Un posto al Dipartimento per gli affari di giustizia (Dag), a stretto contatto con il capo della struttura. Nelle stanze di quel ministero di via Arenula in cui ha già comandato per cinque anni, con tre partiti e sotto tre premier diversi. Ecco la nuova vita di Cosimo Maria Ferri, già giudice, consigliere del Csm, leader di corrente, deputato dem e poi di Italia viva, nel frattempo sottosegretario alla Giustizia nei governi Letta, Renzi e Gentiloni (in quota Pdl, poi Forza Italia, poi Pd). A lungo Ferri è stato potentissimo uomo-cerniera tra politica e tribunali, sfruttando i rapporti di potere cementati in entrambi gli ambienti. Ora, neanche a farlo apposta, il suo è diventato il primo caso di applicazione della nuova normativa “anti-porte girevoli“, contenuta nella riforma dell’ordinamento giudiziario voluta dall’ex Guardasigilli Marta Cartabia. Fallita la rielezione alla Camera con i renziani, infatti, il “geco” (così lo chiamavano nell’entouage di Silvio Berlusconi) ha chiesto al Csm di tornare in magistratura dopo dieci anni di fila di incarichi fuori ruolo. A quel punto però è venuto fuori un ostacolo inaspettato, o forse no: una settimana prima dell’entrata in vigore della nuova legge, Ferri aveva accettato la proclamazione a consigliere comunale di Carrara, dopo aver fallito la corsa a sindaco. Così, per questo minuscolo intervallo, la riforma gli ha “impedito” di rimettersi la toga. E lo ha “costretto” (virgolette d’obbligo) a tornare al ministero fino alla pensione, accanto a Carlo Nordio e a tutti quelli che verranno dopo di lui. Un effetto paradossale, per una legge pensata per ostacolare le carriere ibride.

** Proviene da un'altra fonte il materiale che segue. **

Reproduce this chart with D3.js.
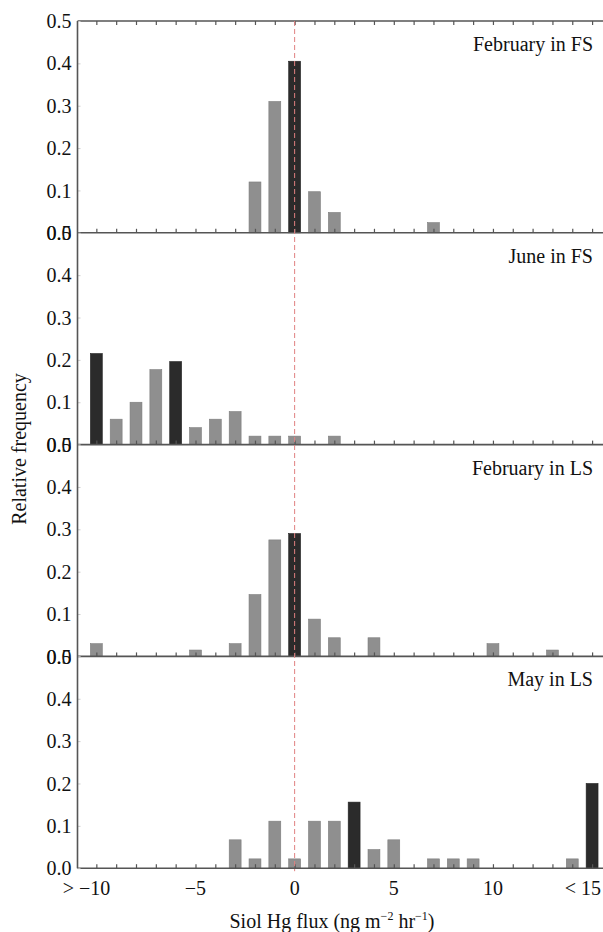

Trattandosi di una disciplina totalmente nuova, tuttavia, restava l’incognita sul ruolo che gli sarebbe stato assegnato: la legge, infatti, parla genericamente di un incarico “presso il ministero”. Adesso c’è la risposta: l’ex sottosegretario, conferma lui stesso al fattoquotidiano.it, dal 1° giugno ha preso servizio nell’unità di staff del capo del Dag, il sostituto procuratore generale della Cassazione Luigi Birritteri. Come Ferri, Birritteri è un magistrato in ottimi rapporti con la politica: nel 2008 il suo conterraneo Angelino Alfano (entrambi sono originari di Agrigento), nominato Guardasigilli nel quarto governo Berlusconi, lo chiama in via Arenula come vicecapo di gabinetto. Dopo qualche mese trasloca al vertice del Dog (Dipartimento dell’organizzazione giudiziaria), dove resterà anche sotto i ministri Paola Severino (governo Monti) e Annamaria Cancellieri (governo Letta). Nel 2017 diventa anche consigliere di Stato, nominato dal governo Gentiloni. Birritteri è considerato vicino a Magistratura indipendente, la corrente di cui Ferri è stato a lungo segretario: per sponsorizzare la sua nomina a segretario del Csm, inoltre, Giuseppina “Gippy” Rubinetti (attuale capo segreteria di Nordio) aveva organizzato una cena con l’ex ras delle correnti Luca Palamara (“Ti ricordi che avevamo detto facciamo una cena per Gigi?”), gli scriveva in chat.

Tra le funzioni dell’Ufficio del capo dipartimento, la struttura di supporto a Birritteri in cui Ferri ha preso servizio, rientrano compiti di grande “peso” politico per cui l’esperienza di Ferri sarà certamente preziosa: ad esempio l'”elaborazione dei programmi attuativi degli obiettivi indicati dal ministro” o la “predisposizione delle relazioni periodiche, dei rapporti e dei pareri e delle risposte alle interrogazioni parlamentari“. “Non ho indicato preferenze sull’ufficio a cui essere assegnato, nè era mio diritto farlo. Ha deciso il capo di gabinetto (Alberto Rizzo, anche lui esponente di Mi, ndr). Stimo Birritteri, ma ogni ufficio sarebbe andato bene”, dice Ferri al fatto.it. Per ora i ruoli dirigenziali gli sono preclusi, ma potrà lavorare a stretto contatto col ministro Nordio – con cui c’è stima reciproca – e, nei prossimi anni, tentare la carriera interna. “Sono un magistrato a disposizione del ministero, decideranno loro come utilizzarmi”, dice. La seconda vita del “geco” è appena cominciata.